In an eye with total loss of bag where there is no capsular bag remnant, glued IOL scaffold is used. In this first a glued IOL is done behind the cataract pieces.  The glued IOL then works as a scaffold and the cataract pieces are removed with the phaco handpiece using ultrasound. Here two partial thickness scleral flaps measuring 2.5 to 2.5 mm are made 180 degrees diagonally apart. Infusion is placed by anterior chamber maintainer and sclerotomies are made below the flaps with 20 gauge needle. The desired IOL is injected below the remaining lens particles in the eye and the remaining lens are positioned on the artificial lens or IOL(Fig 2). The haptics of the IOL are brought out under the flaps as in the glued IOL method and tucked into the scleral tunnel made with 26 gauge needle at the entry site. The phacoemulsification procedure is then continued on the IOL and the anterior chamber is formed by the end of the procedure. Scleral flaps and conjunctiva are then closed with fibrin glue.
In IOL scaffold the IOL is placed above the iris (diaphragm of the eye) or above some remnant of the capsule whereas in glued IOL scaffold as there is not enough iris or capsule support a glued IOL is done which then acts as a scaffold.

Glued IOL scaffold for Sommering ring 

Soemmering ring is the ring shaped growth of lens cells after surgical removal of cataractous lens in childhood. This is seen as peripheral ring after pupil dilatation. Patients who undergo artificial lens implantation in an eye that had cataract surgery in childhood, will need this technique to remove the ring remnant. Here the IOL is placed in glued IOL scaffold method and the Sommering ring is dislodged on the IOL and is removed (Fig 3).

IOL scaffold for refractive surprise 
Refractive surprise can happen in eyes after IOL implantation; wrong lens or wrong power can be the probable cause for this. In that situation, the existing IOL is removed and another IOL of correct power is placed. IOL scaffold is being used for this condition also; where the new IOL is placed into the lens bag below the old IOL. The new IOL placed acts as scaffold or barrier and helps as a platform for the removal of the old lens.
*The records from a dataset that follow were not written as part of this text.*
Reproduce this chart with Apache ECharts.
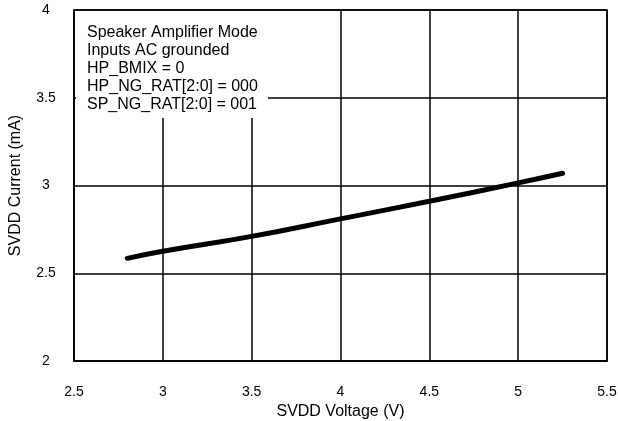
<!DOCTYPE html>
<html>
<head>
<meta charset="utf-8">
<script src="https://cdn.jsdelivr.net/npm/echarts@6/dist/echarts.min.js"></script>
<style>
  html, body { margin: 0; padding: 0; background: #fff; }
  #main { width: 618px; height: 421px; }
</style>
</head>
<body>
<div id="main"></div>
<script>
const voltage = [2.8, 3.0, 3.5, 4.0, 4.5, 5.0, 5.25]
const current = [2.585, 2.625, 2.71, 2.81, 2.91, 3.015, 3.07]
const noteLines = [
  'Speaker Amplifier Mode',
  'Inputs AC grounded',
  'HP_BMIX = 0',
  'HP_NG_RAT[2:0] = 000',
  'SP_NG_RAT[2:0] = 001'
]

const font = 'Liberation Sans, Arial, sans-serif'
const chart = echarts.init(document.getElementById('main'))

const option = {
  animation: false,
  backgroundColor: '#fff',
  grid: {
    left: 74, right: 11, top: 10, bottom: 60,
    outerBoundsMode: 'none',
    containLabel: false,
    show: true, borderColor: '#000', borderWidth: 1.5
  },
  xAxis: {
    type: 'value',
    min: 2.5, max: 5.5, interval: 0.5,
    name: 'SVDD Voltage (V)',
    nameLocation: 'middle',
    nameGap: 40,
    nameTextStyle: { color: '#000', fontSize: 16, fontFamily: font },
    axisLine: { show: true, lineStyle: { color: '#000', width: 1.5 } },
    axisTick: { show: false },
    axisLabel: { color: '#000', fontSize: 14, fontFamily: font, margin: 24 },
    splitLine: { show: true, lineStyle: { color: '#000', width: 1.5 } }
  },
  yAxis: {
    type: 'value',
    min: 2, max: 4, interval: 0.5,
    name: 'SVDD Current (mA)',
    nameLocation: 'middle',
    nameGap: 50,
    nameTextStyle: { color: '#000', fontSize: 16, fontFamily: font },
    axisLine: { show: true, lineStyle: { color: '#000', width: 1.5 } },
    axisTick: { show: false },
    axisLabel: { color: '#000', fontSize: 14, fontFamily: font, margin: 28, align: 'center' },
    splitLine: { show: true, lineStyle: { color: '#000', width: 1.5 } }
  },
  graphic: [
    {
      type: 'rect',
      left: 76, top: 11,
      shape: { width: 192, height: 107 },
      style: { fill: '#fff' },
      z: 10
    },
    {
      type: 'text',
      left: 87, top: 24,
      style: {
        text: noteLines.join('\n'),
        fontSize: 16,
        lineHeight: 18,
        fontFamily: font,
        fill: '#000'
      },
      z: 11
    }
  ],
  series: [{
    type: 'line',
    data: voltage.map((v, i) => [v, current[i]]),
    smooth: true,
    showSymbol: false,
    lineStyle: { color: '#000', width: 5, cap: 'round' }
  }]
}
chart.setOption(option)
</script>
</body>
</html>
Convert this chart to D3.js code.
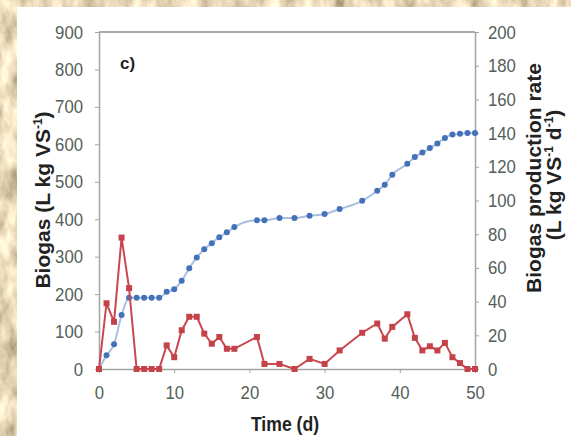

IOL scaffold for foreign body removal 

External foreign bodies can enter the eye and can get lodged on the retina or vitreous. This is often removed through the open method of opening through the sclera (white coat of the eye). While removing large intraocular foreign bodies (IOFB), it may drop or slip onto the back part of eye again. In order to prevent this, the IOL can be placed on the sulcus or glued to the sclera and the IOFB can be removed over it (Fig 4). This will prevent the accidental slippage of IOFB into the eye.

Outcomes 
There has been no increased risk of postoperative complications like endothelial decompensation or post operative uveitis. Good visual outcome are obtained in all the patients after IOL scaffold procedure. IOL has been noted to be stable without decentering in all the eyes.